E ancora le performance di Yan Lei, Cang Xin, Zhang Huan, le video installazioni di Wang Wei, Zhang Peili, Xin Danwen urlano il disagio e l’oppressione a cui l’ ipervelocità moderna costringono, e dove una sorta di poetica di auto-immolazione rende l’atto artistico auto-inflitto paradigma
La terza sezione apre invece un dialogo con il processo di apertura alla realtà mondiale, in una rapportazione transculturale basata su di una nuova linea di ricerca e mediazione ideologica nell’ inserimento all’interno del processo di globalizzazione.
Il canale di import-export attivato con l’esterno porta l’arte oltre i confini nazionali, spingendo molti artisti verso “ovest” e dunque verso la sperimentazione di esperienze interiori e prospettive ideali eterogenee. Pur regolarmente facendo ritorno in patria molti di questi artisti risiedono o trascorrono diversi periodi all’estero (soprattutto negli Stati Uniti, Germania e Francia), dando corpo ad un’arte che si mette in discussione al cospetto di più ampie meditazioni.
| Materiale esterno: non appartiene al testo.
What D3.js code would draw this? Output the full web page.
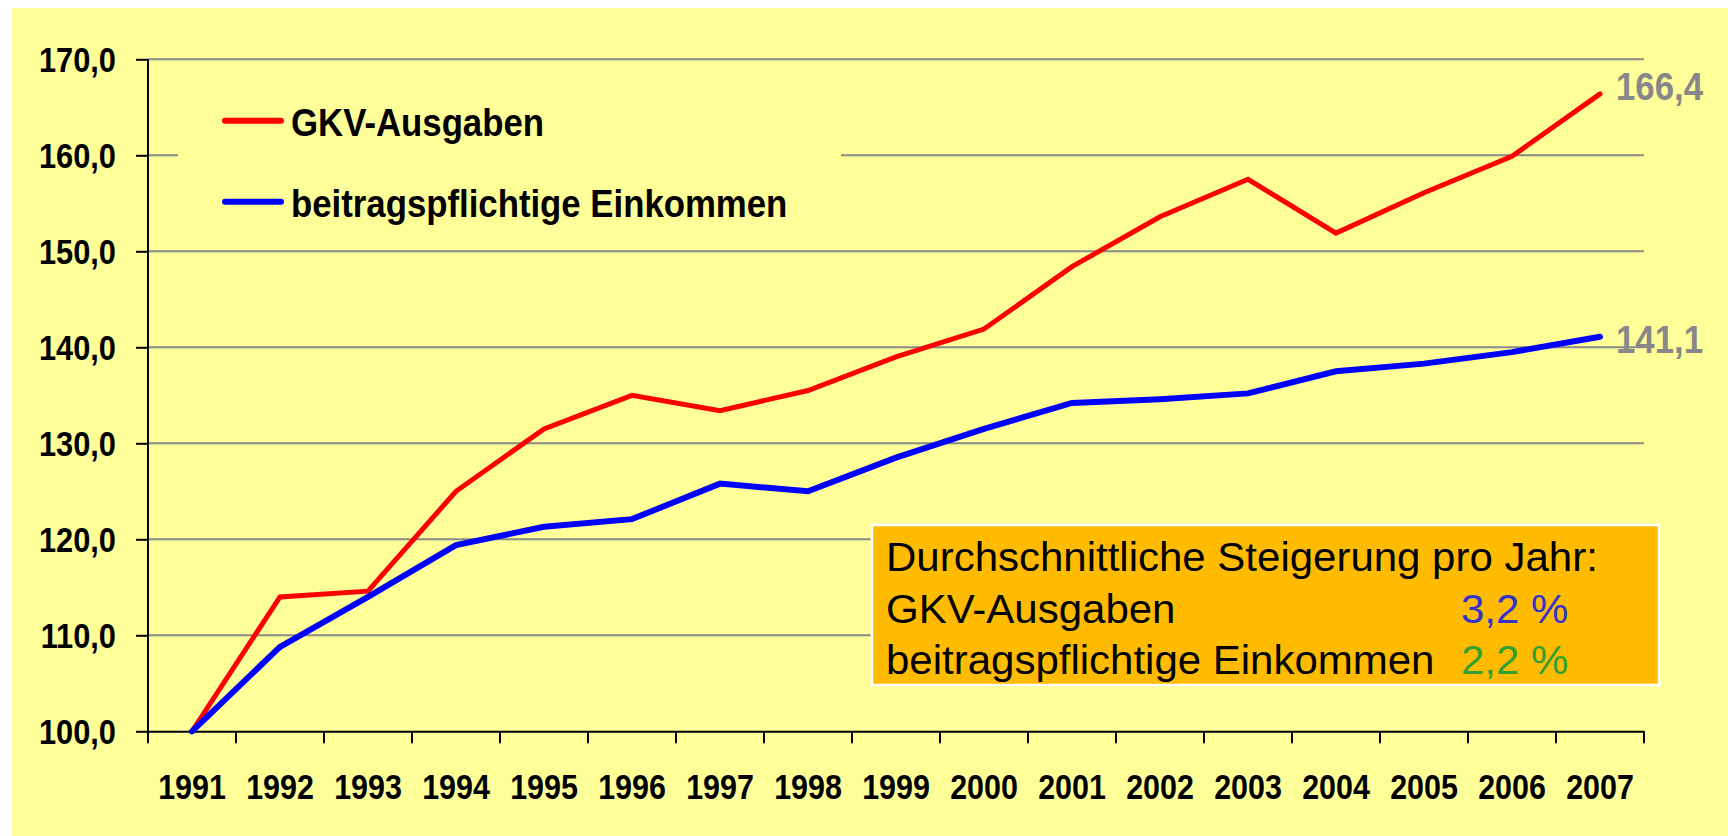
<!DOCTYPE html>
<html>
<head>
<meta charset="utf-8">
<script src="https://cdn.jsdelivr.net/npm/d3@7"></script>
<style>
  html, body { margin: 0; padding: 0; background: #ffffff; }
  svg { display: block; }
</style>
</head>
<body>
<svg id="chart" width="1728" height="836"></svg>
<script>
// ---- data ----
const years = ["1991","1992","1993","1994","1995","1996","1997","1998","1999","2000","2001","2002","2003","2004","2005","2006","2007"];
const gkvAusgaben = [100.0,114.0,114.6,125.0,131.5,135.0,133.4,135.5,139.0,141.9,148.4,153.6,157.5,151.9,156.1,159.9,166.4];
const beitragsEinkommen = [100.0,108.8,114.0,119.4,121.3,122.1,125.8,125.0,128.5,131.5,134.2,134.6,135.2,137.5,138.3,139.5,141.1];
const yTicks = [100,110,120,130,140,150,160,170];
const seriesNames = ["GKV-Ausgaben","beitragspflichtige Einkommen"];
const seriesColors = ["#ff0000","#0000ff"];
const endLabels = ["166,4","141,1"];
const boxTitle = "Durchschnittliche Steigerung pro Jahr:";
const boxRows = ["GKV-Ausgaben","beitragspflichtige Einkommen"];
const boxValues = ["3,2 %","2,2 %"];
const boxValueColors = ["#3333cc","#33a033"];

(function () {
// ---- layout ----
const svg = d3.select("#chart");
const pLeft = 148, pRight = 1644, pTop = 59.3, pBottom = 731.3;

svg.append("rect").attr("x", 12).attr("y", 8).attr("width", 1728 - 12).attr("height", 836 - 8).attr("fill", "#ffff99");

const x = d3.scaleBand().domain(years).range([pLeft, pRight]);
const y = d3.scaleLinear().domain([100, 170]).range([pBottom, pTop]);
const cx = d => x(d) + x.bandwidth() / 2;

// gridlines
svg.append("g").selectAll("line").data(yTicks.filter(t => t > 100)).join("line")
  .attr("x1", pLeft).attr("x2", pRight)
  .attr("y1", d => y(d)).attr("y2", d => y(d))
  .attr("stroke", "#8a8a8a").attr("stroke-width", 2);

// legend background (interrupts gridline)
svg.append("rect").attr("x", 178).attr("y", 85).attr("width", 841 - 178).attr("height", 150).attr("fill", "#ffff99");

// y axis
const yAxis = svg.append("g").attr("transform", `translate(${pLeft},0)`)
  .call(d3.axisLeft(y).tickValues(yTicks).tickSize(12).tickSizeOuter(0).tickFormat(""));
yAxis.select(".domain").attr("stroke", "#000").attr("stroke-width", 2).attr("d", `M0,${pTop}V${pBottom + 12}`);
yAxis.selectAll(".tick line").attr("stroke", "#000").attr("stroke-width", 2);

// x axis
const xAxis = svg.append("g").attr("transform", `translate(0,${pBottom})`)
  .call(d3.axisBottom(x).tickSize(0).tickSizeOuter(0).tickFormat(""));
xAxis.select(".domain").attr("stroke", "#000").attr("stroke-width", 2);
const bounds = years.map(d => x(d)).concat([pRight]);
xAxis.append("g").selectAll("line").data(bounds.slice(1)).join("line")
  .attr("x1", d => d).attr("x2", d => d).attr("y1", 0).attr("y2", 12)
  .attr("stroke", "#000").attr("stroke-width", 2);

// y tick labels
const fmt = v => d3.format(".1f")(v).replace(".", ",");
svg.append("g").selectAll("text").data(yTicks).join("text")
  .attr("transform", d => `translate(116,${y(d) + 12.5}) scale(0.88,1)`)
  .attr("text-anchor", "end")
  .attr("font-family", "'Liberation Sans', Arial, sans-serif")
  .attr("font-weight", "bold").attr("font-size", 35).attr("fill", "#000")
  .text(fmt);

// x tick labels
svg.append("g").selectAll("text").data(years).join("text")
  .attr("transform", d => `translate(${cx(d)},799) scale(0.87,1)`)
  .attr("text-anchor", "middle")
  .attr("font-family", "'Liberation Sans', Arial, sans-serif")
  .attr("font-weight", "bold").attr("font-size", 35).attr("fill", "#000")
  .text(d => d);

// lines
const line = d3.line().x((d, i) => cx(years[i])).y(d => y(d));
[gkvAusgaben, beitragsEinkommen].forEach((s, i) => {
  svg.append("path").datum(s).attr("d", line)
    .attr("fill", "none").attr("stroke", seriesColors[i])
    .attr("stroke-width", i === 0 ? 5 : 6).attr("stroke-linejoin", "miter").attr("stroke-linecap", "round");
});

// end labels
const endDy = [6, 16];
[gkvAusgaben, beitragsEinkommen].forEach((s, i) => {
  svg.append("text")
    .attr("transform", `translate(${cx(years[years.length - 1]) + 16},${y(s[s.length - 1]) + endDy[i]}) scale(0.915,1)`)
    .attr("font-family", "'Liberation Sans', Arial, sans-serif")
    .attr("font-weight", "bold").attr("font-size", 38).attr("fill", "#888888")
    .text(endLabels[i]);
});

// legend
const legendY = [120.7, 201.7];
seriesNames.forEach((n, i) => {
  svg.append("line").attr("x1", 225).attr("x2", 281).attr("y1", legendY[i]).attr("y2", legendY[i])
    .attr("stroke", seriesColors[i]).attr("stroke-width", 6).attr("stroke-linecap", "round");
  svg.append("text")
    .attr("transform", `translate(291,${legendY[i] + 15}) scale(0.915,1)`)
    .attr("font-family", "'Liberation Sans', Arial, sans-serif")
    .attr("font-weight", "bold").attr("font-size", 38).attr("fill", "#000")
    .text(n);
});

// info box
svg.append("rect").attr("x", 872).attr("y", 525).attr("width", 1659 - 872).attr("height", 685 - 525)
  .attr("fill", "#ffbb00").attr("stroke", "#ffffff").attr("stroke-width", 2.5);
const boxFont = "'Liberation Sans', Arial, sans-serif";
svg.append("text").attr("transform", "translate(886,570.7) scale(1.05,1)")
  .attr("font-family", boxFont).attr("font-size", 40).attr("fill", "#000").text(boxTitle);
const rowY = [622.7, 674];
boxRows.forEach((r, i) => {
  svg.append("text").attr("transform", `translate(886,${rowY[i]}) scale(1.05,1)`)
    .attr("font-family", boxFont).attr("font-size", 40).attr("fill", "#000").text(r);
  svg.append("text").attr("transform", `translate(1461,${rowY[i]}) scale(1.05,1)`)
    .attr("font-family", boxFont).attr("font-size", 40).attr("fill", boxValueColors[i]).text(boxValues[i]);
});
})();
</script>
</body>
</html>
Tali opere, per lo più installazioni,
intervengono come strumenti di confronto culturale, si interrogano sul valore della tradizione e sulla attendibilità della storia, chiamando ad una responsabilizzazione che coinvolge nazionalismo e universalismo.
In sede di questo processo ritornano i simboli tradizionali calligrafici, reinventati e dunque svuotati di significato nella mastodontica installazione di Wenda Gu, le eleganti forme degli arredi Ming sono disassemblati in un design surrealistico nelle opere di Ai Weiwei, le caratteristiche espressive della carta di riso sono rimanipolate dalla sensibilità personale e dagli impulsi intuitivi di Hu Youben e Zhu Jinshi.
La quarta ed ultima sezione propone in fine le prove ultime di alcuni artisti, presenti anche in altre sezioni della Triennale, nella creazione di una nuova officina di sperimentazione (tutte le opere sono esposte all’esterno del museo nel giardino circostante) che imbastisca un tracciato
sulle presenti tendenze dell’arte cinese: tra queste le gigantiche sculture di Wang Guangyi, sempre alle prese con le tematiche del passato rivoluzionario, e Wang Jin con “My Teeth”, il video “My Sun” di Wang Gongxin, proiettato sulla parete all’ingresso del museo in occasione della cerimonia di apertura, i progetti video di Huang Yonping e Song Dong, e l’installazione di Xu Bing “Guangdong Wild Zebra Herd”.
Questa Triennale è ben organizzata, logisticamente affollata ma completa e lucida nella selezione delle opere presentate, in definitiva un buon atrio di accesso e interpretazione sensibile di una cultura visiva “in progress”.